Das Kapital muss als unbewusster Praxiszusammenhang der Einzelnen begriffen werden, dessen negative Totalität nur durch die bewusste Vereinigung der Einzelnen positiviert und durch die Integration aller Lebensprozesse in den historischen Verlauf einer bewussten Vergesellschaftung aufgehoben werden kann. Alle Versuche, den Zwang und die Gewalt der gegenwärtigen Organisation des gesellschaftlichen Lebens durch Bekenntnis, Protest oder Kampf abschaffen zu wollen müssen scheitern, solange nicht begriffen ist, was sich in der Gewaltförmigkeit der gesellschaftlichen Umstände ausdrückt, nämlich die naturgesetzliche, blinde Durchsetzung der gesellschaftlichen Interdependenzen und Angewiesenheiten der Einzelnen untereinander, die ihnen unbewusst sind und die sich gegen sie verselbständigt haben.
Der Ausweg aus der Entfremdung der unbewussten Gesellschaft ist folglich die sukkzessive Umkehr aller unbewussten und verdinglichten gesellschaftlichen Beziehungen in einer organisierten antizipatorischen Praxis, die nach ihren jeweiligen historischen Möglichkeiten und Bedingungen die entfremdeten Lebensprozesse reintegriert. Es kann aber in der Organisationsfrage nicht um die Konstruktion einer Automatik in der Aufhebung der Entfremdung gehen, sondern um die Ermöglichung historischer Produktion. Denn in der Ideologie geschichtlicher Eigengesetzlichkeiten oder den kybernetischen Visionen der Konstruktion eines vom Einzelbewusstsein unabhängigen gesellschaftlichen Funktionszusammenhangs kehrt die Entfremdung und die Verdinglichung von Verhältnissen wieder, die es zu überwinden gilt.
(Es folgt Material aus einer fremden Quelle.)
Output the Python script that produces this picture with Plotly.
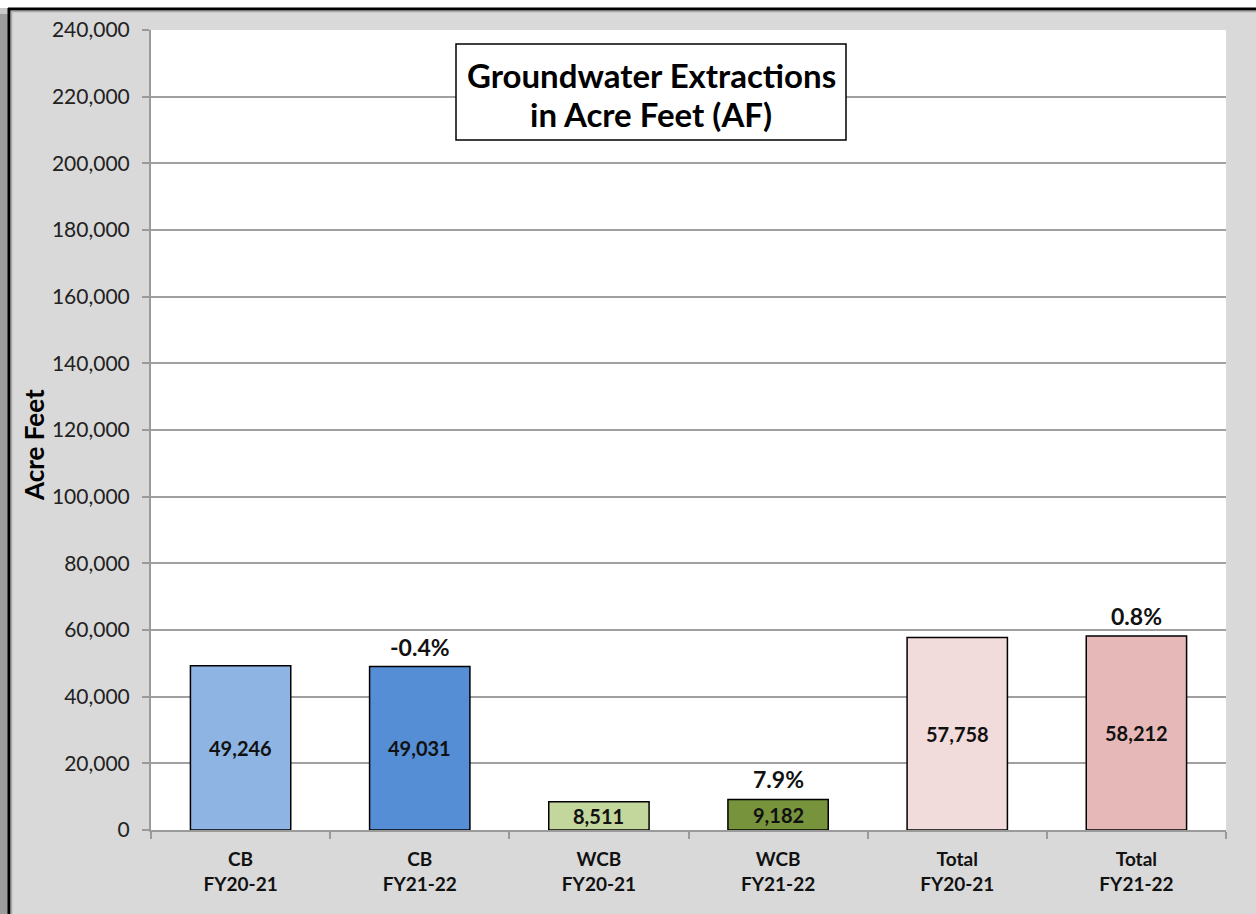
import plotly.graph_objects as go

categories = ["CB<br>FY20-21", "CB<br>FY21-22", "WCB<br>FY20-21", "WCB<br>FY21-22", "Total<br>FY20-21", "Total<br>FY21-22"]
values = [49246, 49031, 8511, 9182, 57758, 58212]
value_labels = ["49,246", "49,031", "8,511", "9,182", "57,758", "58,212"]
bar_colors = ["#8EB4E3", "#558ED5", "#C3D69B", "#77933C", "#F2DCDB", "#E6B9B8"]
pct_labels = [None, "-0.4%", None, "7.9%", None, "0.8%"]
y_ticks = list(range(0, 240001, 20000))
title_lines = ["Groundwater Extractions", "in Acre Feet (AF)"]

FONT = "Lato"
W, H = 1256, 914
L, R, T, B = 151, 1226, 30, 830


def px2x(px):
    return (px - L) / (R - L)


def py2y(py):
    return (B - py) / (B - T)


fig = go.Figure()
fig.add_trace(go.Bar(
    x=categories, y=values,
    marker=dict(color=bar_colors, line=dict(color="#000000", width=1.5)),
    width=0.56, hoverinfo="skip",
))

annotations = []
for c, v, lab in zip(categories, values, value_labels):
    annotations.append(dict(x=c, y=v / 2, xref="x", yref="y", text="<b>%s</b>" % lab,
                            showarrow=False, xanchor="center", yanchor="middle",
                            font=dict(family=FONT, size=20, color="#111111")))
for c, v, p in zip(categories, values, pct_labels):
    if p:
        annotations.append(dict(x=c, y=v, xref="x", yref="y", text="<b>%s</b>" % p,
                                showarrow=False, yshift=20, xanchor="center", yanchor="middle",
                                font=dict(family=FONT, size=23, color="#111111")))

# title box text (two lines)
for line, ypix in zip(title_lines, [75, 114]):
    annotations.append(dict(x=px2x(651), y=py2y(ypix), xref="paper", yref="paper",
                            text="<b>%s</b>" % line, showarrow=False,
                            xanchor="center", yanchor="middle",
                            font=dict(family=FONT, size=33, color="#000000")))
# y axis title
annotations.append(dict(x=px2x(34), y=py2y(445), xref="paper", yref="paper",
                        text="<b>Acre Feet</b>", textangle=-90, showarrow=False,
                        xanchor="center", yanchor="middle",
                        font=dict(family=FONT, size=26, color="#000000")))

shapes = [
    # top white strip
    dict(type="rect", xref="paper", yref="paper", x0=px2x(0), x1=px2x(W), y0=py2y(8), y1=py2y(-2),
         fillcolor="#FFFFFF", line=dict(width=0), layer="below"),
    # left shadow strip
    dict(type="rect", xref="paper", yref="paper", x0=px2x(-2), x1=px2x(8), y0=py2y(H + 2), y1=py2y(14),
         fillcolor="#9C9C9C", line=dict(width=0), layer="below"),
    dict(type="rect", xref="paper", yref="paper", x0=px2x(-2), x1=px2x(8), y0=py2y(14), y1=py2y(8),
         fillcolor="#C8C8C8", line=dict(width=0), layer="below"),
    # black frame lines
    dict(type="line", xref="paper", yref="paper", x0=px2x(9), x1=px2x(9), y0=py2y(8), y1=py2y(H + 5),
         line=dict(color="#000000", width=3)),
    dict(type="line", xref="paper", yref="paper", x0=px2x(8), x1=px2x(W + 5), y0=py2y(9), y1=py2y(9),
         line=dict(color="#000000", width=3)),
    dict(type="line", xref="paper", yref="paper", x0=px2x(11.5), x1=px2x(11.5), y0=py2y(11), y1=py2y(H + 5),
         line=dict(color="#A8A8A8", width=1.5)),
    dict(type="line", xref="paper", yref="paper", x0=px2x(11), x1=px2x(W + 5), y0=py2y(11.5), y1=py2y(11.5),
         line=dict(color="#A8A8A8", width=1.5)),
    # title box
    dict(type="rect", xref="paper", yref="paper", x0=px2x(456), x1=px2x(846), y0=py2y(140), y1=py2y(44),
         fillcolor="#FFFFFF", line=dict(color="#000000", width=1.5), layer="above"),
]

fig.update_layout(
    width=W, height=H,
    margin=dict(l=L, r=W - R, t=T, b=H - B, pad=0),
    paper_bgcolor="#D9D9D9", plot_bgcolor="#FFFFFF",
    showlegend=False, bargap=0.44,
    annotations=annotations, shapes=shapes,
    font=dict(family=FONT, color="#111111"),
    xaxis=dict(
        type="category", tickson="boundaries", ticks="outside", ticklen=7, tickcolor="#9A9A9A",
        tickwidth=1.5, showline=True, linecolor="#9A9A9A", linewidth=2, showgrid=False,
        tickfont=dict(family=FONT, size=19, color="#111111"), ticklabelstandoff=11,
        tickvals=categories, ticktext=["<b>%s</b>" % c for c in categories],
    ),
    yaxis=dict(
        range=[0, 240000], tickvals=y_ticks, tickformat=",d", ticks="outside", ticklen=7,
        tickcolor="#9A9A9A", tickwidth=1.5, showline=True, linecolor="#9A9A9A", linewidth=2,
        showgrid=True, gridcolor="#A0A0A0", gridwidth=2, zeroline=False,
        tickfont=dict(family=FONT, size=21, color="#222222"), ticklabelstandoff=8,
    ),
)

fig.write_html("out.html",
               config={"displayModeBar": False},
               post_script="document.body.style.margin='0';document.body.style.padding='0';"
                           "document.documentElement.style.overflow='hidden';")
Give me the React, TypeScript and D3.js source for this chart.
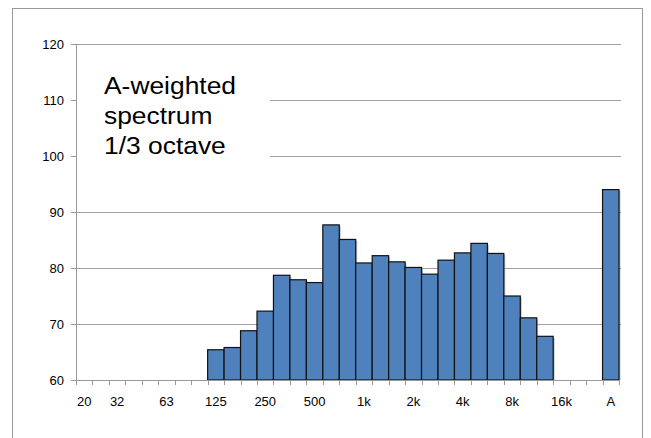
import React from 'react';
import * as d3 from 'd3';

// 1/3 octave bands, plus a blank slot and the overall A-weighted level
const bands = ['20', '25', '32', '40', '50', '63', '80', '100', '125', '160', '200', '250', '315', '400', '500', '630', '800', '1k', '1.25k', '1.6k', '2k', '2.5k', '3.15k', '4k', '5k', '6.3k', '8k', '10k', '12.5k', '16k', '20k', 'gap', 'A'];
const shownLabels = ['20', '32', '63', '125', '250', '500', '1k', '2k', '4k', '8k', '16k', 'A'];
const levels: (number | null)[] = [
  null, null, null, null, null, null, null, null,
  65.4, 65.8, 68.8, 72.3, 78.7, 77.9, 77.4, 87.7, 85.1, 80.9, 82.2, 81.1, 80.1,
  78.9, 81.4, 82.7, 84.4, 82.6, 75.0, 71.1, 67.8,
  null, null, null, 94.0,
];
const yTicks = [60, 70, 80, 90, 100, 110, 120];
const titleLines = ['A-weighted', 'spectrum', '1/3 octave'];

const W = 651;
const H = 438;

const App = () => {
  const x = d3.scaleBand<string>().domain(bands).range([76, 619]).padding(0);
  const y = d3.scaleLinear().domain([60, 120]).range([380, 44]);
  const bw = x.bandwidth();
  const font = 'Arial, "Liberation Sans", sans-serif';

  return (
    <svg width={W} height={H} style={{ position: 'absolute', left: 0, top: 0, background: '#fff' }}>
      <rect x={12.5} y={8.5} width={630} height={450} fill="#fff" stroke="#999" />

      {/* grid */}
      {yTicks.filter(t => t > 60).map(t => (
        <line key={t} x1={76} x2={621} y1={Math.round(y(t)) + 0.5} y2={Math.round(y(t)) + 0.5} stroke="#a0a0a0" />
      ))}

      {/* title box hides the grid under the text */}
      <rect x={77} y={62} width={193} height={110} fill="#fff" />
      <text fontFamily={font} fontSize={24} fill="#000" transform="translate(104,0) scale(1.1,1)">
        {titleLines.map((l, i) => (
          <tspan key={l} x={0} y={94 + i * 30.2}>{l}</tspan>
        ))}
      </text>

      {/* bars */}
      {bands.map((b, i) => levels[i] == null ? null : (
        <g key={b}>
          <rect x={x(b)! + 1.5} y={y(levels[i]!) + 1.5} width={bw} height={y(60) - y(levels[i]!) - 1.5} fill="#8a8a8a" opacity={0.5} />
          <rect x={x(b)!} y={y(levels[i]!)} width={bw} height={y(60) - y(levels[i]!)} fill="#4f81bd" stroke="#111" strokeWidth={1.2} />
        </g>
      ))}

      {/* y axis */}
      <line x1={76.5} x2={76.5} y1={44} y2={380} stroke="#999" />
      {yTicks.map(t => (
        <g key={t}>
          <line x1={71} x2={76} y1={Math.round(y(t)) + 0.5} y2={Math.round(y(t)) + 0.5} stroke="#999" />
          <text x={64} y={y(t)} dy="0.35em" textAnchor="end" fontFamily={font} fontSize={13} fill="#000">{t}</text>
        </g>
      ))}

      {/* x axis */}
      <line x1={76} x2={620} y1={380.5} y2={380.5} stroke="#999" />
      {bands.map(b => (
        <line key={'t' + b} x1={Math.round(x(b)!) + 0.5} x2={Math.round(x(b)!) + 0.5} y1={380} y2={385} stroke="#999" />
      ))}
      <line x1={619.5} x2={619.5} y1={380} y2={385} stroke="#999" />
      {bands.filter(b => shownLabels.includes(b)).map(b => (
        <text key={'l' + b} x={x(b)! + bw / 2} y={406} textAnchor="middle" fontFamily={font} fontSize={13} fill="#000">{b}</text>
      ))}
    </svg>
  );
};

export default App;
Zweck und Aufgabe von Theorie

"Die Organisation erst macht die Theorie verbindlich, aus der theoretischen Meinung eine praktische Wahrheit."

Theorie ist nur insofern "wahr", als sie sich in der Wirklichkeit realisiert, gegenständlich-praktische Wahrheit ist. Der Prüfstein theoretischer Wahrheit ist also nicht Plausibilität, das bessere Argument, logisch lückenlose Deduktion oder auch Falsifikation durchs Gegenbeispiel, sondern die objektive Aufhebung in der Wirklichkeit, die sie theoretisch antizipiert. Für eine Theorie gesellschaftlicher Transformation bedeutet das, dass sie sich in den Rahmen einer organisatorischen Praxis zu stellen hat, in dem die zu bewältigenden theoretischen Aufgaben und Problemstellungen aus den konkreten Erfordernissen der Organisationsarbeit aufsteigen und damit alle vergangene und zu leistende Geistesarbeit an eine sachliche Struktur rückgebunden wird, die sie teleologisch ordnet. Solcherart eingebunden in eine Sinnstruktur praktischer Vernunft kann Theorie sich aus einer bloß abstrakten Selbstverortung in einer den konkreten gesellschaftlichen Prozessen entfremdeten Geistesgeschichte lösen und in die Praxis eintreten.